Mix-and-inject XFEL crystallography reveals gated conformational dynamics during enzyme catalysis.
Dasgupta, M., Budday, D., de Oliveira, S.H.P., Madzelan, P., Marchany-Rivera, D., Seravalli, J., Hayes, B., Sierra, R.G., Boutet, S., Hunter, M.S., Alonso-Mori, R., Batyuk, A., Wierman, J., Lyubimov, A., Brewster, A.S., Sauter, N.K., Applegate, G.A., Tiwari, V.K., Berkowitz, D.B., Thompson, M.C., Cohen, A.E., Fraser, J.S., Wall, M.E., van den Bedem, H., Wilson, M.A.(2019) Proc Natl Acad Sci U S A 116: 25634-25640
- PubMed: 31801874 
- DOI: https://doi.org/10.1073/pnas.1901864116
- Primary Citation of Related Structures:  
6NI4, 6NI5, 6NI6, 6NI7, 6NI9, 6NIA, 6NPQ, 6UND, 6UNF - PubMed Abstract: 
How changes in enzyme structure and dynamics facilitate passage along the reaction coordinate is a fundamental unanswered question. Here, we use time-resolved mix-and-inject serial crystallography (MISC) at an X-ray free electron laser (XFEL), ambient-temperature X-ray crystallography, computer simulations, and enzyme kinetics to characterize how covalent catalysis modulates isocyanide hydratase (ICH) conformational dynamics throughout its catalytic cycle.

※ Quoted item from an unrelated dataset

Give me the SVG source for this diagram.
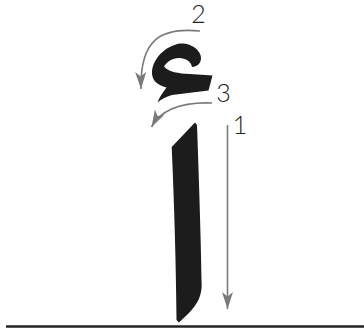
<svg xmlns="http://www.w3.org/2000/svg" width="364" height="331" viewBox="0 0 364 331">
<style>
.lbl{font-family:Lato,"Open Sans","DejaVu Sans",sans-serif;font-weight:300;font-size:25px;fill:#222;text-anchor:middle}
.arr{fill:none;stroke:#7a7a7a;stroke-width:1.6}
.ink{fill:#1c1c1c}
</style>
<defs>
<marker id="ah" markerUnits="userSpaceOnUse" markerWidth="18" markerHeight="12" refX="17" refY="5.5" orient="auto">
<path d="M0,0 L17,5.5 L0,11 L4.5,5.5 Z" fill="#7a7a7a"/>
</marker>
</defs>
<rect width="364" height="331" fill="#fff"/>
<g id="baseline"><line x1="6" y1="326.5" x2="364" y2="326.5" stroke="#222" stroke-width="2.5"/></g>
<g id="alif"><path class="ink" d="M195,122.5 L197,125 C199,180 201,240 201.7,286 C201,300 195,308 179,322.5 L176.5,320 C176,260 174,200 171.7,147 Z"/></g>
<g id="hamza"><path class="ink" d="M152,72 C152.5,59 165,46 180,43.5 C191,42.5 201,50 201,58 C201,63.5 197,67 192,67 C191,61.5 186,58 179,58 C172,58 167,62 164,66.5 C169,72 178,73.5 190,74 L212.5,75.5 L208.5,90.5 L172,95 C166,96.5 161,99.5 157.5,102.5 C159.5,97 162.5,93 166.5,87.5 C157.5,85.5 151.5,80 152,72 Z"/></g>
<g id="connectors">
<path class="arr" d="M227.5,125 L227.5,309" marker-end="url(#ah)"/>
<path class="arr" d="M200,31 C160,27 140,40 141,89" marker-end="url(#ah)"/>
<path class="arr" d="M212,103 C185,102 162,108 151.5,127" marker-end="url(#ah)"/>
</g>
<g id="label1"><text class="lbl" x="240" y="133.5">1</text></g>
<g id="label2"><text class="lbl" x="198.5" y="23">2</text></g>
<g id="label3"><text class="lbl" x="223.5" y="102">3</text></g>
</svg>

We visualize this previously hypothetical reaction mechanism, directly observing formation of a thioimidate covalent intermediate in ICH microcrystals during catalysis. ICH exhibits a concerted helical displacement upon active-site cysteine modification that is gated by changes in hydrogen bond strength between the cysteine thiolate and the backbone amide of the highly strained Ile152 residue. These catalysis-activated motions permit water entry into the ICH active site for intermediate hydrolysis. Mutations at a Gly residue (Gly150) that modulate helical mobility reduce ICH catalytic turnover and alter its pre-steady-state kinetic behavior, establishing that helical mobility is important for ICH catalytic efficiency. These results demonstrate that MISC can capture otherwise elusive aspects of enzyme mechanism and dynamics in microcrystalline samples, resolving long-standing questions about the connection between nonequilibrium protein motions and enzyme catalysis.
Organizational Affiliation: 
Department of Biochemistry and Redox Biology Center, University of Nebraska, Lincoln, NE 68588.